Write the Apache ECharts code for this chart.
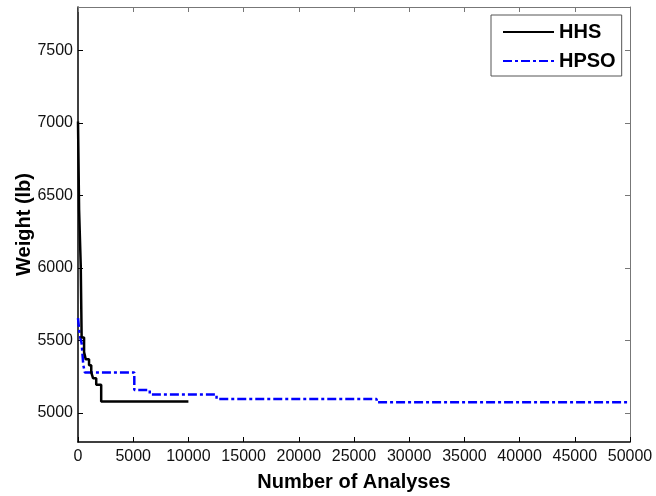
<!DOCTYPE html>
<html>
<head>
<meta charset="utf-8">
<script src="https://cdn.jsdelivr.net/npm/echarts@6/dist/echarts.min.js"></script>
<style>
  html, body { margin: 0; padding: 0; background: #fff; }
  #chart { width: 656px; height: 496px; }
</style>
</head>
<body>
<div id="chart"></div>
<script>
// Best-so-far weight vs. number of structural analyses (each point starts a new level)
const hhsAnalyses  = [0, 100, 250, 330, 550, 700, 1000, 1200, 1360, 1650, 2100, 10000];
const hhsWeight    = [7010, 6400, 6010, 5520, 5420, 5370, 5330, 5280, 5240, 5195, 5080, 5080];
const hpsoAnalyses = [0, 150, 330, 480, 620, 5100, 6500, 12550, 27050, 50000];
const hpsoWeight   = [5655, 5540, 5480, 5330, 5280, 5158, 5128, 5096, 5074, 5074];

const xTicks = [0, 5000, 10000, 15000, 20000, 25000, 30000, 35000, 40000, 45000, 50000];
const yTicks = [5000, 5500, 6000, 6500, 7000, 7500];

const seriesNames = ['HHS', 'HPSO'];

const pairs = (xs, ys) => xs.map((x, i) => [x, ys[i]]);
const plain = v => String(v);

const font = 'Liberation Sans, Arial, Helvetica, sans-serif';
const chart = echarts.init(document.getElementById('chart'), null, { renderer: 'canvas' });

const baseX = {
  type: 'value', min: 0, max: 50000, interval: 5000,
  splitLine: { show: false }
};
const baseY = {
  type: 'value', min: 4800, max: 7800,
  splitLine: { show: false }
};

chart.setOption({
  animation: false,
  backgroundColor: '#fff',
  grid: { left: 78, right: 26, top: 7, bottom: 54, containLabel: false, outerBoundsMode: 'none' },
  legend: {
    orient: 'vertical',
    left: 491, top: 15,
    padding: [7, 6, 5, 11],
    itemWidth: 51, itemHeight: 20, itemGap: 9,
    backgroundColor: '#fff',
    borderColor: '#555', borderWidth: 1,
    itemStyle: { opacity: 0, borderWidth: 0 },
    textStyle: { fontFamily: font, fontSize: 20, fontWeight: 'bold', color: '#000' },
    data: seriesNames
  },
  xAxis: [
    Object.assign({}, baseX, {
      position: 'bottom',
      name: 'Number of Analyses', nameLocation: 'middle', nameGap: 30, nameMoveOverlap: false,
      nameTextStyle: { fontFamily: font, fontSize: 20, fontWeight: 'bold', color: '#000' },
      axisLine: { show: true, onZero: false, lineStyle: { color: '#000', width: 1.5 } },
      axisTick: { show: true, inside: true, length: 5, lineStyle: { color: '#000' }, customValues: xTicks },
      axisLabel: { show: true, margin: 7, fontFamily: font, fontSize: 16, color: '#111', customValues: xTicks, formatter: plain }
    }),
    Object.assign({}, baseX, {
      position: 'top',
      axisLine: { show: true, onZero: false, lineStyle: { color: '#777', width: 1 } },
      axisTick: { show: true, inside: true, length: 5, lineStyle: { color: '#777' }, customValues: xTicks },
      axisLabel: { show: false }
    })
  ],
  yAxis: [
    Object.assign({}, baseY, {
      position: 'left',
      name: 'Weight (lb)', nameLocation: 'middle', nameGap: 44, nameRotate: 90, nameMoveOverlap: false,
      nameTextStyle: { fontFamily: font, fontSize: 20, fontWeight: 'bold', color: '#000' },
      axisLine: { show: true, onZero: false, lineStyle: { color: '#000', width: 1.5 } },
      axisTick: { show: true, inside: true, length: 5, lineStyle: { color: '#000' }, customValues: yTicks },
      axisLabel: { show: true, margin: 5, fontFamily: font, fontSize: 16, color: '#111', customValues: yTicks, formatter: plain }
    }),
    Object.assign({}, baseY, {
      position: 'right',
      axisLine: { show: true, onZero: false, lineStyle: { color: '#777', width: 1 } },
      axisTick: { show: true, inside: true, length: 5, lineStyle: { color: '#777' }, customValues: yTicks },
      axisLabel: { show: false }
    })
  ],
  series: [
    {
      name: seriesNames[0], type: 'line', step: 'end',
      xAxisIndex: 0, yAxisIndex: 0,
      symbol: 'none', clip: true,
      lineStyle: { color: '#000', width: 2.5, type: 'solid' },
      itemStyle: { color: '#000' },
      data: pairs(hhsAnalyses, hhsWeight),
      z: 3
    },
    {
      name: seriesNames[1], type: 'line', step: 'end',
      xAxisIndex: 0, yAxisIndex: 0,
      symbol: 'none', clip: true,
      lineStyle: { color: '#0000ff', width: 2.5, type: [9, 3, 3, 3] },
      itemStyle: { color: '#0000ff' },
      data: pairs(hpsoAnalyses, hpsoWeight),
      z: 2
    }
  ]
});
</script>
</body>
</html>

========================================

[Exercise directions] All of the material above should be reproduced exactly, except the pictures.

[Exercise result]
Write the Apache ECharts code for this chart.
<!DOCTYPE html>
<html>
<head>
<meta charset="utf-8">
<script src="https://cdn.jsdelivr.net/npm/echarts@6/dist/echarts.min.js"></script>
<style>
  html, body { margin: 0; padding: 0; background: #fff; }
  #chart { width: 656px; height: 496px; }
</style>
</head>
<body>
<div id="chart"></div>
<script>
// Best-so-far weight vs. number of structural analyses (each point starts a new level)
const hhsAnalyses  = [0, 100, 250, 330, 550, 700, 1000, 1200, 1360, 1650, 2100, 10000];
const hhsWeight    = [7010, 6400, 6010, 5520, 5420, 5370, 5330, 5280, 5240, 5195, 5080, 5080];
const hpsoAnalyses = [0, 150, 330, 480, 620, 5100, 6500, 12550, 27050, 50000];
const hpsoWeight   = [5655, 5540, 5480, 5330, 5280, 5158, 5128, 5096, 5074, 5074];

const xTicks = [0, 5000, 10000, 15000, 20000, 25000, 30000, 35000, 40000, 45000, 50000];
const yTicks = [5000, 5500, 6000, 6500, 7000, 7500];

const seriesNames = ['HHS', 'HPSO'];

const pairs = (xs, ys) => xs.map((x, i) => [x, ys[i]]);
const plain = v => String(v);

const font = 'Liberation Sans, Arial, Helvetica, sans-serif';
const chart = echarts.init(document.getElementById('chart'), null, { renderer: 'canvas' });

const baseX = {
  type: 'value', min: 0, max: 50000, interval: 5000,
  splitLine: { show: false }
};
const baseY = {
  type: 'value', min: 4800, max: 7800,
  splitLine: { show: false }
};

chart.setOption({
  animation: false,
  backgroundColor: '#fff',
  grid: { left: 78, right: 26, top: 7, bottom: 54, containLabel: false, outerBoundsMode: 'none' },
  legend: {
    orient: 'vertical',
    left: 491, top: 15,
    padding: [7, 6, 5, 11],
    itemWidth: 51, itemHeight: 20, itemGap: 9,
    backgroundColor: '#fff',
    borderColor: '#555', borderWidth: 1,
    itemStyle: { opacity: 0, borderWidth: 0 },
    textStyle: { fontFamily: font, fontSize: 20, fontWeight: 'bold', color: '#000' },
    data: seriesNames
  },
  xAxis: [
    Object.assign({}, baseX, {
      position: 'bottom',
      name: 'Number of Analyses', nameLocation: 'middle', nameGap: 30, nameMoveOverlap: false,
      nameTextStyle: { fontFamily: font, fontSize: 20, fontWeight: 'bold', color: '#000' },
      axisLine: { show: true, onZero: false, lineStyle: { color: '#000', width: 1.5 } },
      axisTick: { show: true, inside: true, length: 5, lineStyle: { color: '#000' }, customValues: xTicks },
      axisLabel: { show: true, margin: 7, fontFamily: font, fontSize: 16, color: '#111', customValues: xTicks, formatter: plain }
    }),
    Object.assign({}, baseX, {
      position: 'top',
      axisLine: { show: true, onZero: false, lineStyle: { color: '#777', width: 1 } },
      axisTick: { show: true, inside: true, length: 5, lineStyle: { color: '#777' }, customValues: xTicks },
      axisLabel: { show: false }
    })
  ],
  yAxis: [
    Object.assign({}, baseY, {
      position: 'left',
      name: 'Weight (lb)', nameLocation: 'middle', nameGap: 44, nameRotate: 90, nameMoveOverlap: false,
      nameTextStyle: { fontFamily: font, fontSize: 20, fontWeight: 'bold', color: '#000' },
      axisLine: { show: true, onZero: false, lineStyle: { color: '#000', width: 1.5 } },
      axisTick: { show: true, inside: true, length: 5, lineStyle: { color: '#000' }, customValues: yTicks },
      axisLabel: { show: true, margin: 5, fontFamily: font, fontSize: 16, color: '#111', customValues: yTicks, formatter: plain }
    }),
    Object.assign({}, baseY, {
      position: 'right',
      axisLine: { show: true, onZero: false, lineStyle: { color: '#777', width: 1 } },
      axisTick: { show: true, inside: true, length: 5, lineStyle: { color: '#777' }, customValues: yTicks },
      axisLabel: { show: false }
    })
  ],
  series: [
    {
      name: seriesNames[0], type: 'line', step: 'end',
      xAxisIndex: 0, yAxisIndex: 0,
      symbol: 'none', clip: true,
      lineStyle: { color: '#000', width: 2.5, type: 'solid' },
      itemStyle: { color: '#000' },
      data: pairs(hhsAnalyses, hhsWeight),
      z: 3
    },
    {
      name: seriesNames[1], type: 'line', step: 'end',
      xAxisIndex: 0, yAxisIndex: 0,
      symbol: 'none', clip: true,
      lineStyle: { color: '#0000ff', width: 2.5, type: [9, 3, 3, 3] },
      itemStyle: { color: '#0000ff' },
      data: pairs(hpsoAnalyses, hpsoWeight),
      z: 2
    }
  ]
});
</script>
</body>
</html>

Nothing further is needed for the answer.